How often are seniors receiving cancer screening?
Many breast and prostate cancer screenings performed on the nation’s elderly are unnecessary and should not be recommended under current guidelines, according to research published online Jan. 21 in JAMA Oncology.
Overdiagnosis stemming from these exams is estimated to cost the U.S. healthcare system $1.2 billion annually, despite established guidelines recommending against screening for breast and prostate cancer in individuals with limited life expectancy.
How widespread this excessive screening has become merits investigation, according to Firas Abdollah, MD, and his colleagues at the Henry Ford Health System in Detroit. “With the aging population and an expected surge of older individuals with prostate cancer and breast cancer in upcoming years … a contemporary nationwide and state-by-state assessment of the prevalence of nonrecommended screening for prostate cancer and breast cancer is essential and timely,” the authors wrote.
To obtain this assessment, Abdollah and his colleagues analyzed the responses of nearly 150,000 individuals aged 65 and older as part of the 2012 Behavioral Risk Factors Surveillance System survey.
The results showed that more than half of seniors (51 percent) had undergone either mammography or prostate cancer screening within the past year. Of those patients, nearly a third (30 percent) had a life expectancy of 10 years or less.
The overall rate of unnecessary screening across the nation was 15 percent, with rates varying widely from state to state. Additionally, states with high rates of excessive mammography were more likely to have correlating rates of unnecessary prostate screenings.

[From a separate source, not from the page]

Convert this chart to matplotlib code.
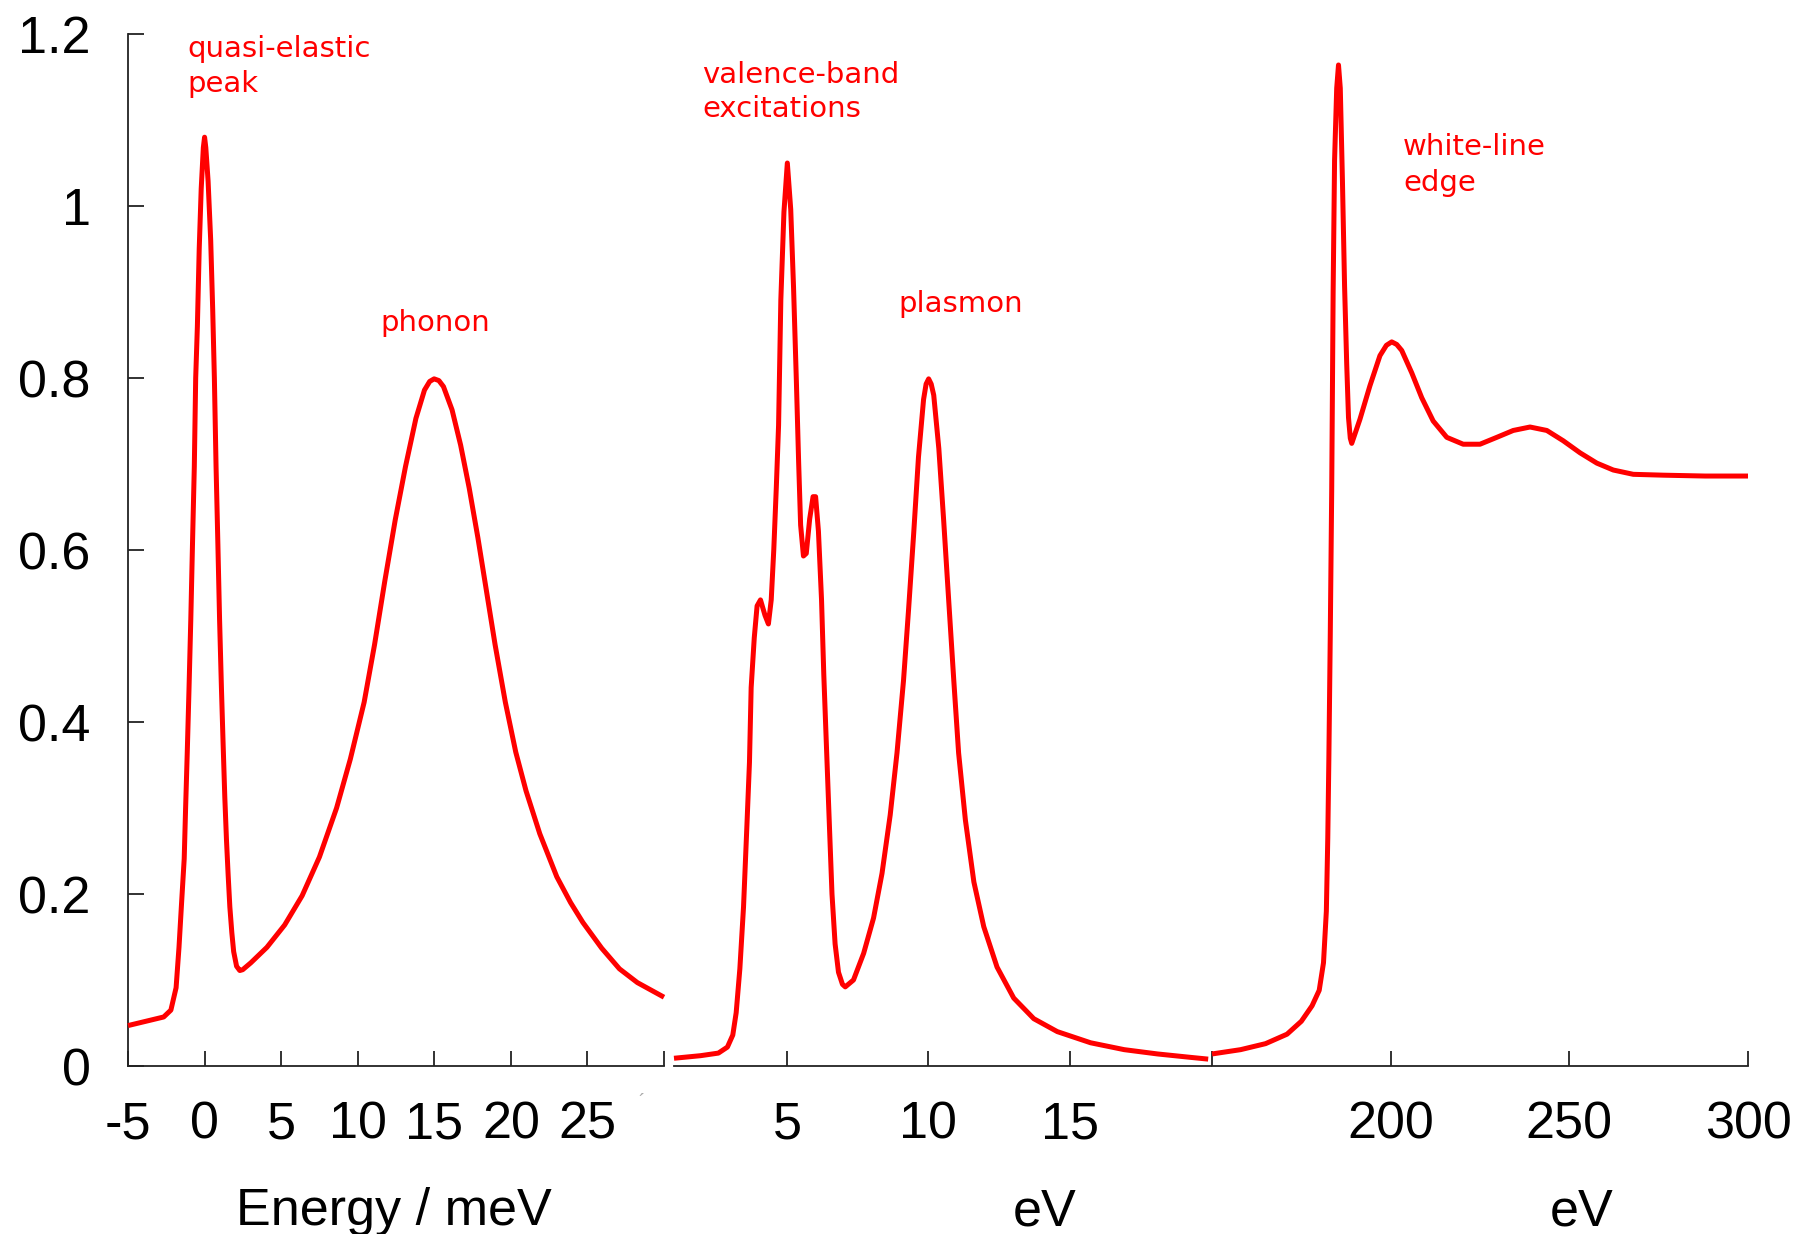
import matplotlib
matplotlib.use("Agg")
import matplotlib.pyplot as plt

plt.rcParams['axes.unicode_minus'] = False

# ---------------- data ----------------
# Panel 1: energy in meV
mev_x = [-5.0, -3.6, -2.67, -2.2, -1.86, -1.67, -1.51, -1.33, -1.24, -1.13, -1.02, -0.9,
         -0.79, -0.67, -0.58, -0.47, -0.35, -0.22, -0.08, 0.0, 0.08, 0.23, 0.4, 0.53,
         0.64, 0.75, 0.87, 0.98, 1.1, 1.21, 1.32, 1.43, 1.54, 1.65, 1.78, 1.9, 2.09, 2.3,
         2.49, 3.02, 4.07, 5.23, 6.37, 7.5, 8.62, 9.52, 10.42, 11.1, 11.77, 12.45,
         13.12, 13.8, 14.36, 14.7, 14.99, 15.3, 15.6, 16.16, 16.72, 17.28, 17.85, 18.41,
         18.97, 19.64, 20.32, 20.99, 21.89, 23.0, 23.9, 24.7, 25.93, 27.09, 28.26, 30.0]
mev_y = [0.047, 0.053, 0.057, 0.065, 0.091, 0.138, 0.187, 0.241, 0.299, 0.365, 0.436,
         0.519, 0.606, 0.697, 0.8, 0.86, 0.95, 1.02, 1.068, 1.08, 1.068, 1.029, 0.96,
         0.88, 0.8, 0.697, 0.606, 0.519, 0.44, 0.375, 0.313, 0.263, 0.222, 0.185, 0.155,
         0.133, 0.116, 0.111, 0.112, 0.12, 0.138, 0.164, 0.198, 0.243, 0.3,
         0.357, 0.423, 0.49, 0.564, 0.635, 0.697, 0.753, 0.786, 0.796, 0.799, 0.797,
         0.79, 0.763, 0.722, 0.672, 0.614, 0.552, 0.49, 0.423, 0.365, 0.32, 0.27, 0.22,
         0.19, 0.167, 0.137, 0.113, 0.097, 0.08]

# Panel 2: low-loss region in eV
ev_low_x = [1.0, 1.94, 2.57, 2.89, 3.08, 3.2, 3.33, 3.46, 3.58, 3.67, 3.73, 3.84, 3.94,
            4.06, 4.22, 4.34, 4.44, 4.53, 4.62, 4.7, 4.78, 4.89, 5.01, 5.13, 5.23, 5.33,
            5.41, 5.48, 5.58, 5.68, 5.8, 5.92, 6.01, 6.11, 6.22, 6.3, 6.39, 6.49, 6.59,
            6.7, 6.82, 6.96, 7.06, 7.35, 7.71, 8.06, 8.36, 8.65, 8.89, 9.12, 9.3, 9.48,
            9.65, 9.83, 9.92, 10.01, 10.1, 10.19, 10.37, 10.54, 10.72, 10.9, 11.07, 11.31,
            11.61, 11.96, 12.43, 13.02, 13.73, 14.56, 15.74, 16.93, 18.11, 19.29, 19.9]
ev_low_y = [0.009, 0.012, 0.015, 0.022, 0.036, 0.062, 0.113, 0.185, 0.28, 0.353, 0.44,
            0.498, 0.535, 0.542, 0.524, 0.514, 0.542, 0.6, 0.673, 0.745, 0.891, 0.993,
            1.05, 0.996, 0.905, 0.796, 0.702, 0.629, 0.593, 0.596, 0.636, 0.662, 0.662,
            0.622, 0.542, 0.455, 0.375, 0.287, 0.2, 0.142, 0.109, 0.095, 0.092, 0.1,
            0.131, 0.172, 0.224, 0.292, 0.364, 0.448, 0.531, 0.619, 0.708, 0.775, 0.793,
            0.799, 0.793, 0.78, 0.718, 0.635, 0.541, 0.448, 0.364, 0.286, 0.214, 0.162,
            0.115, 0.079, 0.055, 0.04, 0.027, 0.019, 0.014, 0.01, 0.008]

# Panel 3: core-loss region in eV
ev_high_x = [150.0, 158.0, 165.0, 171.0, 175.0, 178.0, 180.0, 181.2, 182.0, 182.4, 182.7,
             183.1, 183.5, 183.9, 184.3, 184.9, 185.4, 185.9, 186.5, 187.1, 187.7, 188.2,
             188.7, 189.1, 189.6, 191.4, 194.2, 197.0, 198.8, 200.3, 201.7, 203.1, 205.9,
             208.7, 211.9, 215.7, 220.3, 225.0, 229.7, 234.3, 239.0, 243.7, 248.3, 253.0,
             257.7, 262.3, 267.9, 276.3, 288.0, 300.0]
ev_high_y = [0.014, 0.019, 0.026, 0.037, 0.052, 0.07, 0.088, 0.12, 0.18, 0.265, 0.356,
             0.502, 0.67, 0.9, 1.053, 1.137, 1.164, 1.137, 1.03, 0.907, 0.816, 0.754,
             0.73, 0.724, 0.73, 0.752, 0.791, 0.826, 0.838, 0.842, 0.839, 0.832, 0.806,
             0.777, 0.75, 0.731, 0.723, 0.723, 0.731, 0.739, 0.743, 0.739, 0.727, 0.713,
             0.701, 0.693, 0.688, 0.687, 0.686, 0.686]

y_ticks = [0, 0.2, 0.4, 0.6, 0.8, 1.0, 1.2]
y_ticklabels = ["0", "0.2", "0.4", "0.6", "0.8", "1", "1.2"]
mev_ticks = [-5, 0, 5, 10, 15, 20, 25, 30]
mev_ticklabels = ["-5", "0", "5", "10", "15", "20", "25", ""]
ev_low_ticks = [5, 10, 15]
ev_low_ticklabels = ["5", "10", "15"]
ev_high_ticks = [150, 200, 250, 300]
ev_high_ticklabels = ["", "200", "250", "300"]

annotations = [
    ("quasi-elastic", 187, 57), ("peak", 187, 92),
    ("phonon", 380, 331),
    ("valence-band", 702, 83), ("excitations", 702, 117),
    ("plasmon", 898, 312),
    ("white-line", 1403, 155), ("edge", 1403, 191),
]
xlabels = [("Energy / meV", 394), ("eV", 1045), ("eV", 1582)]

# ---------------- figure ----------------
W, H = 1817, 1234
fig = plt.figure(figsize=(W / 100, H / 100), dpi=100)
fig.patch.set_facecolor("white")

def fx(x):
    return x / W

def fy(y):
    return 1 - y / H

TICK_FONT = "Liberation Sans"
ANN_FONT = "DejaVu Sans"
RED = "#ff0000"
AXC = "#222222"

ax_bottom = fy(1066)
ax_height = (1066 - 34) / H
panels = [
    (128, 664, (-5, 30), mev_x, mev_y, mev_ticks, mev_ticklabels, True),
    (674, 1211, (1, 20), ev_low_x, ev_low_y, ev_low_ticks, ev_low_ticklabels, False),
    (1212, 1748, (150, 300), ev_high_x, ev_high_y, ev_high_ticks, ev_high_ticklabels, False),
]

for (x0, x1, xlim, xs, ys, ticks, labels, show_y) in panels:
    ax = fig.add_axes([fx(x0), ax_bottom, (x1 - x0) / W, ax_height])
    ax.plot(xs, ys, color=RED, lw=3.6, solid_joinstyle="round", solid_capstyle="butt",
            clip_on=False, zorder=3)
    ax.set_xlim(*xlim)
    ax.set_ylim(0, 1.2)
    for s in ["top", "right"]:
        ax.spines[s].set_visible(False)
    ax.spines["bottom"].set_color(AXC)
    ax.spines["bottom"].set_linewidth(1.3)
    ax.set_xticks(ticks)
    ax.set_xticklabels(labels, fontfamily=TICK_FONT, fontsize=37.5)
    ax.tick_params(axis="x", direction="in", length=10.5, width=1.3, color=AXC, pad=25)
    if show_y:
        ax.spines["left"].set_color(AXC)
        ax.spines["left"].set_linewidth(1.3)
        ax.set_yticks(y_ticks)
        ax.set_yticklabels(y_ticklabels, fontfamily=TICK_FONT, fontsize=37.5)
        ax.tick_params(axis="y", direction="in", length=11.5, width=1.3, color=AXC, pad=27)
    else:
        ax.spines["left"].set_visible(False)
        ax.set_yticks([])
    ax.patch.set_alpha(0)

for txt, x, y in annotations:
    fig.text(fx(x), fy(y), txt, color=RED, fontfamily=ANN_FONT, fontsize=21,
             ha="left", va="baseline")

for txt, x in xlabels:
    fig.text(fx(x), fy(1225), txt, color="black", fontfamily=TICK_FONT, fontsize=37.5,
             ha="center", va="baseline")

# small stray mark below the left axis
fig.text(fx(642), fy(1103), "\u00b4", color="#aaaaaa", fontfamily=TICK_FONT, fontsize=14,
         ha="center", va="center")

fig.savefig("out.png", dpi=100, facecolor="white")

Their findings could prove useful in revealing specific regions and states to target in the effort to reduce overdiagnosis due to excessive screening, according to the researchers.
"Efforts should be deployed to reduce non-recommended screening in states with a high rate of non-recommended screening," wrote Abdollah et al. "This effort may avoid significant harms to many individuals and improve the cost efficiency of screening initiatives."